Social Media has Turned Us into Small Town Gossipers.
Unpopular opinion: Using social media for anything other than an unlimited dog videos or to keep up with family and friends makes you someone else’s pawn.
I’ve been reading a celebrity memoir and every time someone has inquired as to what I was reading or if I shared how I was enjoying it, I was met with immediate contempt for the author and the book. This is how each conversation went:
“Oh, she is horrible, she cheated on her husband.”
“Did you read the book?”
“No, I just saw it on social media.”
Social media has turned people into small town gossipers who are far from any level of firsthand knowledge of any particular situation or document.
“Suzi is such a bia.”
“You met her?”
“No, I heard it from John and Tara.”
“John and Tara? The town alcoholics who are mean to everyone?”
“Yeah, they do their own research.”
“But…they read at the second grade level…and what research would let them know that about Suzi…?”
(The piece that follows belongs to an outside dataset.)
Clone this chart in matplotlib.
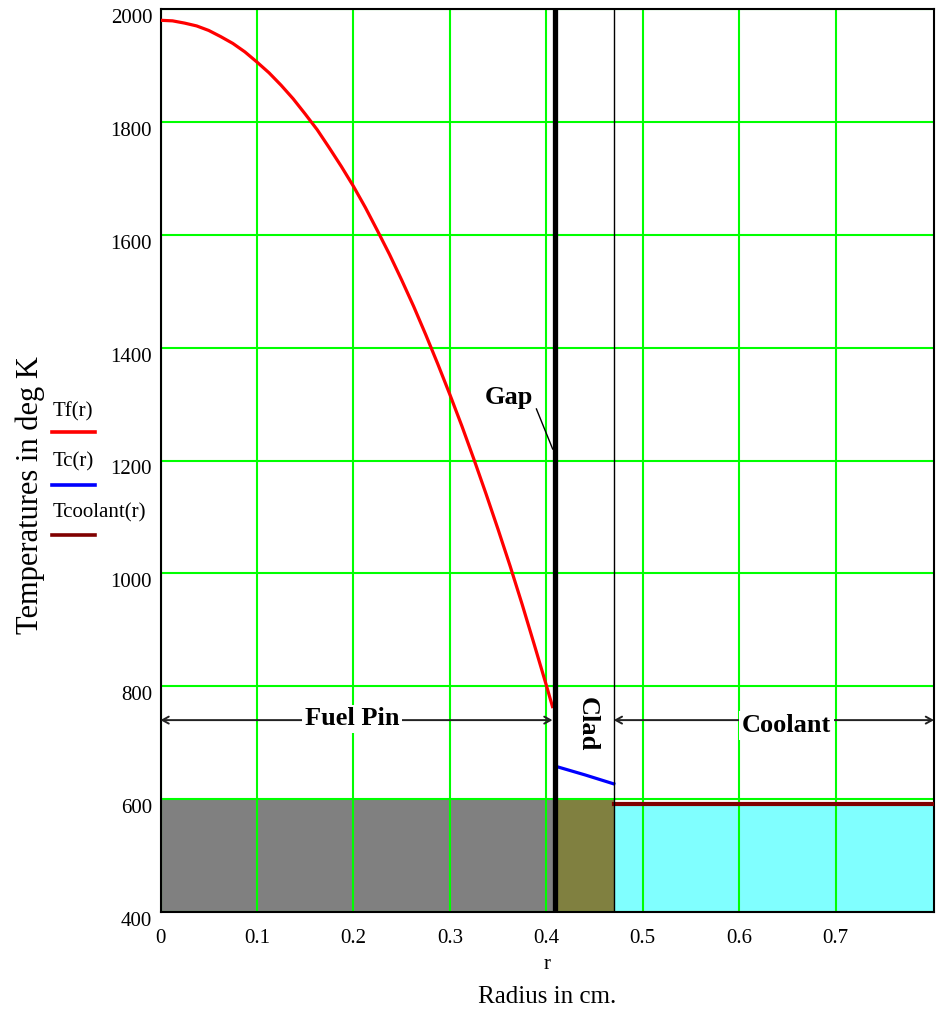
import matplotlib
matplotlib.use("Agg")
import matplotlib.pyplot as plt
from matplotlib.lines import Line2D

# Radial temperature profile of a fuel pin, its cladding and the coolant
r_fuel = [0.0, 0.0125, 0.025, 0.0375, 0.05, 0.0625, 0.075, 0.0875, 0.1, 0.1125,
          0.125, 0.1375, 0.15, 0.1625, 0.175, 0.1875, 0.2, 0.2125, 0.225, 0.2375,
          0.25, 0.2625, 0.275, 0.2875, 0.3, 0.3125, 0.325, 0.3375, 0.35, 0.3625,
          0.375, 0.3875, 0.4, 0.4064]
T_fuel = [1980, 1979, 1975, 1970, 1962, 1951, 1939, 1924, 1906, 1887,
          1865, 1841, 1814, 1786, 1754, 1721, 1686, 1648, 1607, 1565,
          1520, 1473, 1423, 1371, 1317, 1261, 1202, 1141, 1078, 1013,
          945, 874, 802, 764]

r_clad = [0.412, 0.426, 0.440, 0.455, 0.470]
T_clad = [657, 650, 643, 635, 627]

r_cool = [0.470, 0.802]
T_cool = [591, 591]

# Region boundaries (cm) and band tops (K)
r_gap = 0.409
r_clad_out = 0.470
r_max = 0.802
T_min, T_max = 400, 2000
band_top_solid = 600
band_top_coolant = 588

x_ticks = [0, 0.1, 0.2, 0.3, 0.4, 0.5, 0.6, 0.7]
x_tick_labels = ["0", "0.1", "0.2", "0.3", "0.4", "0.5", "0.6", "0.7"]
y_ticks = [400, 600, 800, 1000, 1200, 1400, 1600, 1800, 2000]
y_tick_labels = [str(v) for v in y_ticks]

series_names = ["Tf(r)", "Tc(r)", "Tcoolant(r)"]
series_colors = ["#ff0000", "#0000ff", "#800000"]

SERIF = "Liberation Serif"
W, H = 937, 1010
fig = plt.figure(figsize=(W / 100, H / 100), dpi=100)
fig.patch.set_facecolor("white")


def fx(px):
    return px / W


def fy(py):
    return 1 - py / H


ax = fig.add_axes([fx(160.5), fy(912), (934 - 160.5) / W, (912 - 9) / H])
ax.set_xlim(0, r_max)
ax.set_ylim(T_min, T_max)

# Material bands
ax.fill_between([0, r_gap], T_min, band_top_solid, color="#808080", lw=0, zorder=1)
ax.fill_between([r_gap, r_clad_out], T_min, band_top_solid, color="#808040", lw=0, zorder=1)
ax.fill_between([r_clad_out, r_max], T_min, band_top_coolant, color="#80ffff", lw=0, zorder=1)

# Grid
ax.set_xticks(x_ticks)
ax.set_xticklabels(x_tick_labels)
ax.set_yticks(y_ticks)
ax.set_yticklabels(y_tick_labels)
ax.grid(True, color="#00ff00", lw=1.5)
ax.set_axisbelow("line")
ax.tick_params(length=0)
ax.tick_params(axis="y", pad=6)
ax.tick_params(axis="x", pad=12)
for lbl in ax.get_yticklabels():
    lbl.set_fontfamily(SERIF)
    lbl.set_fontsize(15)
    lbl.set_verticalalignment("top")
for lbl in ax.get_xticklabels():
    lbl.set_fontfamily(SERIF)
    lbl.set_fontsize(15)

for s in ax.spines.values():
    s.set_color("black")
    s.set_linewidth(1.5)

# Temperature curves
ax.plot(r_fuel, T_fuel, color=series_colors[0], lw=2.3, zorder=3)
ax.plot(r_clad, T_clad, color=series_colors[1], lw=2.3, zorder=3)
ax.plot(r_cool, T_cool, color=series_colors[2], lw=3.0, zorder=3)

# Gap and cladding boundaries
ax.axvline(r_gap, color="black", lw=3.8, zorder=4)
ax.axvline(r_clad_out, color="black", lw=1.0, zorder=4)

# Region annotations
arrow_kw = dict(arrowstyle="<->,head_length=0.45,head_width=0.25", color="#222222", lw=1.4,
                shrinkA=0, shrinkB=0)
ax.annotate("", xy=(0.0, 740), xytext=(0.4064, 740), arrowprops=arrow_kw, zorder=5)
ax.annotate("", xy=(r_clad_out, 740), xytext=(r_max, 740), arrowprops=arrow_kw, zorder=5)

label_kw = dict(family=SERIF, fontsize=19, fontweight="bold", zorder=6)
ax.text(0.1985, 742, "Fuel Pin", ha="center", va="center",
        bbox=dict(facecolor="white", edgecolor="none", pad=2), **label_kw)
ax.text(0.649, 730, "Coolant", ha="center", va="center",
        bbox=dict(facecolor="white", edgecolor="none", pad=2), **label_kw)
ax.text(0.4425, 732, "Clad", ha="center", va="center", rotation=-90, **label_kw)
ax.annotate("Gap", xy=(0.4067, 1220), xytext=(0.3617, 1312), ha="center", va="center",
            arrowprops=dict(arrowstyle="-", color="black", lw=1.0, shrinkA=0, shrinkB=0,
                            relpos=(1.0, 0.3)),
            **label_kw)

# Axis titles
ax.set_xlabel("r", family=SERIF, fontsize=15)
ax.xaxis.set_label_coords(0.5, -0.048)
ax.text(0.5, -0.082, "Radius in cm.", transform=ax.transAxes, ha="center", va="top",
        family=SERIF, fontsize=18)
fig.text(fx(30), fy(495), "Temperatures in deg K", rotation=90, ha="center", va="center",
         family=SERIF, fontsize=22)

# Legend: label above its line sample
legend_text_y = [412, 462, 513]
legend_line_y = [432, 485, 535]
for name, color, ty, ly in zip(series_names, series_colors, legend_text_y, legend_line_y):
    fig.text(fx(53), fy(ty), name, ha="left", va="center", family=SERIF, fontsize=15)
    fig.add_artist(Line2D([fx(52), fx(95)], [fy(ly), fy(ly)], color=color, lw=2.6,
                          transform=fig.transFigure))

fig.savefig("out.png", dpi=100)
People relying on social media for information aren’t even reading the Cliff Notes. Please put down your dopamine machine and read the book if you really feel the need to tell people about it.
It’s wild to be reading this book by a woman, who may have cheated on her husband, or may have been separated at the time, and see people give her a scarlet letter to brand her as having nothing in her story that is possibly insightful or worthy. Not to defend her entirely, but to defend that she has an interesting perspective to share and a journey of which others might learn or relate. Did she hurt her partner? I’m sure. Did the pain go the other way too? Probably. Is this the litmus test for someone to be deemed completely unworthy?
Meanwhile in pop culture, others who are cheaters, abusers, or rapists, and cause serious harm have not evoked such widespread disdain in every day conversations. Ben Affleck likely cheated on his wife with the nanny, but I have not heard of him widely branded with a scarlet letter. And how about Danny Masterson, who was convicted of rape and was known for years to have been grossly abusive? Besides discussing the case with a few girlfriends when it came out, there was no widespread acknowledgement of Danny Masterson’s behavior. I never had someone initiate a conversation with me to condemn him, but I have heard someone passionately speak against the woman who plays a female Marvel comic character. The sentiment turned out to have been based in a major social media movement against the actress. I had to look it up because I don’t follow Marvel comic movies and I’m not on social media enough to know anything about it.
I have two arguments loosely explained here. One being to experience things like books or movies firsthand before forming a strong opinion. The second being that what is important to acknowledge and condemn is not being socialized to the masses on social media.
It all leads me to ask, what is going on with our social media influence? Why is there so much hateful content spread as “insights?” And how do we get people back into reality of actually reviewing things like movies and books for themselves? The people we should condemn are out there behaving badly, and yet we are getting riled up over a decent book in which the author reflects on her own pain and problematic behavior and her path towards love and healing.
It is wild to hold the irony that the author of a book about their path to feeling their own human worth is being personally dragged through the mud and deemed unworthy through the lens of social media.
Celebrity gossip magazines used to be the main source of regularly reducing people to less than human levels, but now, in the hands of many people is a device that regularly skews our concept of human dignity.
It isn’t just clients in salons reading US Weekly and taking digs at others with what’s provided in half of a paragraph of information. There are now people from all walks of life making quick judgements on everyone and everything from Jada Pinkett Smith to Jordan Peterson to the Israel/Hamas conflict/war. Outrage is quick to ignite while calm understanding, curiosity, and compassion for complexities is rare and becoming extinct.